## Given instruction
Starting at the line that contains "Reproduce this chart" and stopping at the line that contains "plt.rcParams['mathtext.it'] = 'Liberation", repeat every line exactly, the two end lines included, and nothing else.
▬▬▬▬▬▬
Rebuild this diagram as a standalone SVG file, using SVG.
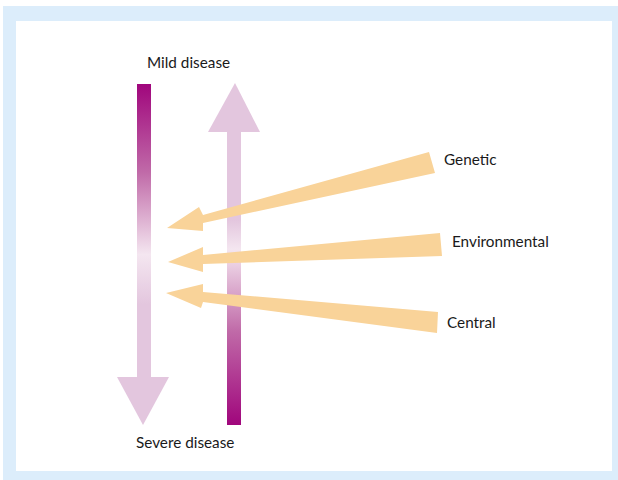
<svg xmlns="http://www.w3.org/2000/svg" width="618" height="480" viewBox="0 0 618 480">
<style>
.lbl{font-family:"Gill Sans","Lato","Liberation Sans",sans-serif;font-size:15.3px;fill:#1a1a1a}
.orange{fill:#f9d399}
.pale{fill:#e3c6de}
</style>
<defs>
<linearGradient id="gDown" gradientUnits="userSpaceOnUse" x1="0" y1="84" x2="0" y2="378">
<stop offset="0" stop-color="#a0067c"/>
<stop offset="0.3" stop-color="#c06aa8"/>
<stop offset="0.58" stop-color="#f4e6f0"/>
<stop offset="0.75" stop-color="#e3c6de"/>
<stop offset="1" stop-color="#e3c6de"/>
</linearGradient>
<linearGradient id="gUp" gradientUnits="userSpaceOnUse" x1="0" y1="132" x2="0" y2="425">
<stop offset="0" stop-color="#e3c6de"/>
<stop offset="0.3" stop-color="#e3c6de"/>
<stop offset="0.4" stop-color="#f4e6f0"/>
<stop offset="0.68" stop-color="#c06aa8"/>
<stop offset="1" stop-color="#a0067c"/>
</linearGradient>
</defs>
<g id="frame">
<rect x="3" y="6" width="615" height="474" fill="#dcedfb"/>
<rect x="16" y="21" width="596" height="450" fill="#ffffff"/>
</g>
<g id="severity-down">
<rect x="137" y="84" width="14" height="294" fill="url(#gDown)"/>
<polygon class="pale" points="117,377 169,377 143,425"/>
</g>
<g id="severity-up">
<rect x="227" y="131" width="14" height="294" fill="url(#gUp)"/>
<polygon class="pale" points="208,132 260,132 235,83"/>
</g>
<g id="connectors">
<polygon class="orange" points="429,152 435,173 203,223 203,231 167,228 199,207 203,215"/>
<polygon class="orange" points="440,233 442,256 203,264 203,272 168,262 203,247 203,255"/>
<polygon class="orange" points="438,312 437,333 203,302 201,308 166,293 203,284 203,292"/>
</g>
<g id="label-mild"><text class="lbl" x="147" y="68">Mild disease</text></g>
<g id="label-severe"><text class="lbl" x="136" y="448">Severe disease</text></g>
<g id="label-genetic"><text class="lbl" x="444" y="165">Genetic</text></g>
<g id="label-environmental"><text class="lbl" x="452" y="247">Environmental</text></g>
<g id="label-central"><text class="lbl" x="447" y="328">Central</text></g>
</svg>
▬▬▬▬▬▬
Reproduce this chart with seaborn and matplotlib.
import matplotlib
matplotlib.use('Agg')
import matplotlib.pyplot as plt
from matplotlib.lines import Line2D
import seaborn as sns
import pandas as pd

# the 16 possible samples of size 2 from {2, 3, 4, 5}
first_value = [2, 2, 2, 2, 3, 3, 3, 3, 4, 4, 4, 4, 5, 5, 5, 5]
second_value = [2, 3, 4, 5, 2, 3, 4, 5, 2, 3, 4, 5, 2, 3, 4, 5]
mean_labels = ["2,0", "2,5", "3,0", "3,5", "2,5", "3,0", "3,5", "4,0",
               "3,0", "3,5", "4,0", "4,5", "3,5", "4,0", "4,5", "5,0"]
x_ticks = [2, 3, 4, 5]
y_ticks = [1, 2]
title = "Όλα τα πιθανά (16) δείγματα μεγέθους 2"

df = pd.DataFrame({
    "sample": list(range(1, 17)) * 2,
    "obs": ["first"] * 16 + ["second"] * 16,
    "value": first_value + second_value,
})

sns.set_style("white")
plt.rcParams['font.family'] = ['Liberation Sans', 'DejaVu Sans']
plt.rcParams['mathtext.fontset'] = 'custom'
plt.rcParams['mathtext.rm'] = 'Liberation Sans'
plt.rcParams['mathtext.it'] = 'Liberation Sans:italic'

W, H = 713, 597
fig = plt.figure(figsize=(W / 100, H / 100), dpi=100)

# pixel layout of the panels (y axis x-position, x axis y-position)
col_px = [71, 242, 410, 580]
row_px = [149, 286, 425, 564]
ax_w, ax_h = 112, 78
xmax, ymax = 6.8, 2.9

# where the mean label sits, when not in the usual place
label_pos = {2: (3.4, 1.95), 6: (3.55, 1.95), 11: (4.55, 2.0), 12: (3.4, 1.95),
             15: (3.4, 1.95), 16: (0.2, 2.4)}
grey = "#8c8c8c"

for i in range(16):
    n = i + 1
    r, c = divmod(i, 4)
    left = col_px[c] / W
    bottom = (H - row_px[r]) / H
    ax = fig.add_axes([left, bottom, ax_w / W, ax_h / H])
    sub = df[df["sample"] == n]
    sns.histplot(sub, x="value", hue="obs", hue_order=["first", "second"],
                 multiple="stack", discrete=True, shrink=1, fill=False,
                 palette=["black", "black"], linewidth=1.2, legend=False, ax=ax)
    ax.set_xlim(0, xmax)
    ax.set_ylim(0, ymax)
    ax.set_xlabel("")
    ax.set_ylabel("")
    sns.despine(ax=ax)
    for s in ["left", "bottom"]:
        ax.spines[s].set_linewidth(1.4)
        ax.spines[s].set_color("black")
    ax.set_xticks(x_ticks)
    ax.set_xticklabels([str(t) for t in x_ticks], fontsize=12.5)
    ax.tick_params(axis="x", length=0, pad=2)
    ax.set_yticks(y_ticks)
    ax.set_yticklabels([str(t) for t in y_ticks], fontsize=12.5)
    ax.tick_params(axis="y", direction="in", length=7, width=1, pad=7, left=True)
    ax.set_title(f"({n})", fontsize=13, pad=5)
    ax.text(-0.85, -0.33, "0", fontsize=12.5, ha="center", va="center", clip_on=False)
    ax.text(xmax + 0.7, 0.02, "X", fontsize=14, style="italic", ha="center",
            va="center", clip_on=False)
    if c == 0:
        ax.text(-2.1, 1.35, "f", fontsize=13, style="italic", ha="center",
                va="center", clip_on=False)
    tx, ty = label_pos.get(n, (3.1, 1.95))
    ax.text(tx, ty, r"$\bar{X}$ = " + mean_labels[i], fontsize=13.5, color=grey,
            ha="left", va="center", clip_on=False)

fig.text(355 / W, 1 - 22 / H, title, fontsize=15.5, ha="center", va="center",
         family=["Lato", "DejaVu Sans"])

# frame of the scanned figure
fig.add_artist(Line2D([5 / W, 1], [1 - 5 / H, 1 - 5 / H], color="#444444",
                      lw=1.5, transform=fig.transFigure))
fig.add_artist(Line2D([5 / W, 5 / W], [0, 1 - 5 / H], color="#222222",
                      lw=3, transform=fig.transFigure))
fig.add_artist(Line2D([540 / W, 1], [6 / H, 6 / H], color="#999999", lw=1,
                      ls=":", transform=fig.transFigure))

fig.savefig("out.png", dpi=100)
▬▬▬▬▬▬
## Task output
Reproduce this chart with seaborn and matplotlib.
import matplotlib
matplotlib.use('Agg')
import matplotlib.pyplot as plt
from matplotlib.lines import Line2D
import seaborn as sns
import pandas as pd

# the 16 possible samples of size 2 from {2, 3, 4, 5}
first_value = [2, 2, 2, 2, 3, 3, 3, 3, 4, 4, 4, 4, 5, 5, 5, 5]
second_value = [2, 3, 4, 5, 2, 3, 4, 5, 2, 3, 4, 5, 2, 3, 4, 5]
mean_labels = ["2,0", "2,5", "3,0", "3,5", "2,5", "3,0", "3,5", "4,0",
               "3,0", "3,5", "4,0", "4,5", "3,5", "4,0", "4,5", "5,0"]
x_ticks = [2, 3, 4, 5]
y_ticks = [1, 2]
title = "Όλα τα πιθανά (16) δείγματα μεγέθους 2"

df = pd.DataFrame({
    "sample": list(range(1, 17)) * 2,
    "obs": ["first"] * 16 + ["second"] * 16,
    "value": first_value + second_value,
})

sns.set_style("white")
plt.rcParams['font.family'] = ['Liberation Sans', 'DejaVu Sans']
plt.rcParams['mathtext.fontset'] = 'custom'
plt.rcParams['mathtext.rm'] = 'Liberation Sans'
plt.rcParams['mathtext.it'] = 'Liberation Sans:italic'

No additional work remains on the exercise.